Le bon tadbir, celui qui est désirable, c’est celui qui rend l’homme responsable de ses actions et de sa religion. Il pourra ensuite s’en remettre à la volonté divine. Cette attitude est bonne. Le Prophète –sur lui la paix et le salut –a dit : “L’intention du croyant vaut plus que son action”. Il a aussi dit, Dieu s’exprimant : “Lorsque Mon serviteur veut faire une bonne action et ne la fait pas, Je lui inscris l’équivalent d’une bonne action”.

C’est ainsi que l’on doit comprendre la parole du shaykh : “ce dont un Autre se charge, ne le fais pas pour toi-même”. Cela ne concerne pas les pratiques religieuses et les actions vertueuses pour lesquelles il n’y a pas de mal à se charger soi-même. A ce sujet, Ibrahim al-Khawwas a dit : “Toute la connaissance se résume en deux affirmations : “Ne te charge pas comme d’un fardeau de ce dont tu as assez, ne dilapide pas ce dont tu as besoin pour vivre”. Le mauvais tadbir, c’est : “ne te charge pas comme un fardeau de ce dont tu as assez”, le bon tadbir, c’est : “ne gâche pas ce dont tu as besoin pour vivre”.
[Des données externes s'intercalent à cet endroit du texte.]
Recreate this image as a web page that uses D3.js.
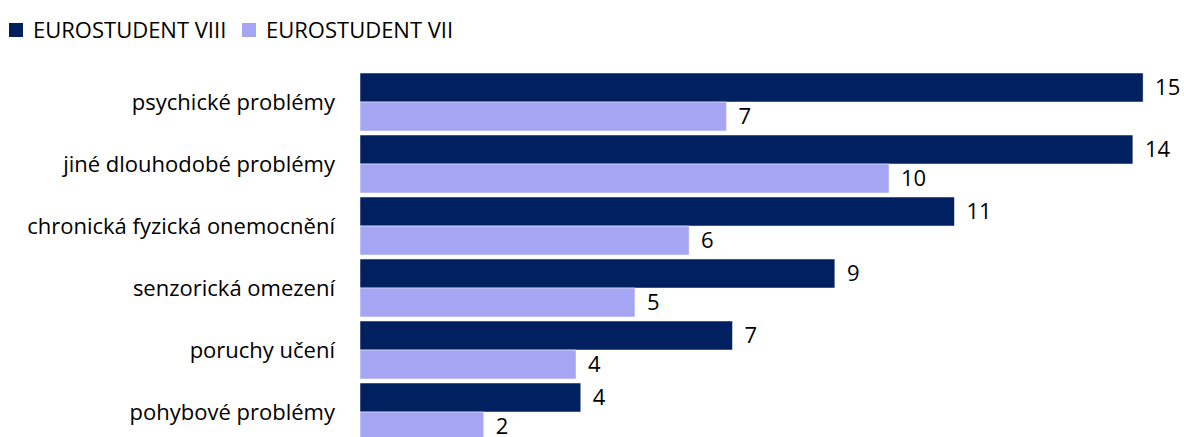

Le shaykh ash-Shadili a dit : “Tu dois rester dans les limites et les mesures de la Shari’a. Elles sont données par Dieu et tu dois simplement les écouter et obéir. L’ici-bas est le lieu de la perception de Dieu. C’est la terre où Dieu fait descendre la connaissance divine, pour celui qui est apte à voir cela.” Celui-là est mûr d’esprit, accompli dans sa connaissance de Dieu, et sa Réalité spirituelle et sa Shari’a sont parfaitement équilibrées. Mais il ne doit pas se complaire dans le monde, au point d’en oublier Dieu.

Le tadbir “acceptable”, c’est de gouverner les affaires du monde et ses besoins naturels, tout en abandonnant les aboutissants à la volonté et aux décrets de Dieu. C’est le sens de la parole du Prophète –sur lui la paix et le salut : “L’agir-par-soi est la moitié de la subsistance en ce monde, à condition de ne pas en abuser.” La quantité acceptable, c’est qu’il soit comme une brise qui traverse le cœur, entrant par un côté et ressortant par l’autre. Voilà le signe que c’est Dieu qui gouverne ses affaires, celles des parfaits connaissants en Dieu. Le signe que l’on est auprès de Dieu, c’est que lorsque l’opposé de ce que l’on avait voulu se réalise, on n’est pas triste ou déçu.

Accueille Salma et suis-là où qu’elle aille.

Suis les vents du destin et tourne où ils tournent.

 

Nous pouvons lire dans Al-Tanwir[1]: “Sache que les choses sont soit réprouvées, soit agrées par ce à quoi elles te mènent. Le gouvernement blâmable est ce qui te détourne de Dieu, ce qui t’empêche de t’élever vers la servitude de Dieu et entache ta bonne conduite vis-à-vis de Dieu. Le gouvernement louable est celui qui te rapproche de Dieu et qui t’unit à son agrément”. Il a beaucoup parlé du gouvernement-par-soi et a écrit un livre sur le sujet appelé De l’abandon de la volonté propre. C’est un excellent livre.

Sidi Yaqut al-‘Arishi, le saint, le parfait, a dit : “Tout mon enseignement tient en ces deux vers :

Il n’y a que Sa volonté.

Abandonne ces préoccupations

qui te désorientent, et tu seras en paix”.

 

S’investir totalement dans ses affaires et ses décisions, c’est l’indication que l’œil de ton cœur s’est assombri ; se laisser agir par Dieu, c’est l’indication de l’illumination de l’œil de ton cœur. (Hikma n°5)

[1] Ibn ‘Ata- Allah al-Iskandari, Al-Tanwir fi isqat al-tadbir, traduit par A. Penot sous le titre De l’abandon de la volonté propre , Alif éditions, Lyon : 1997.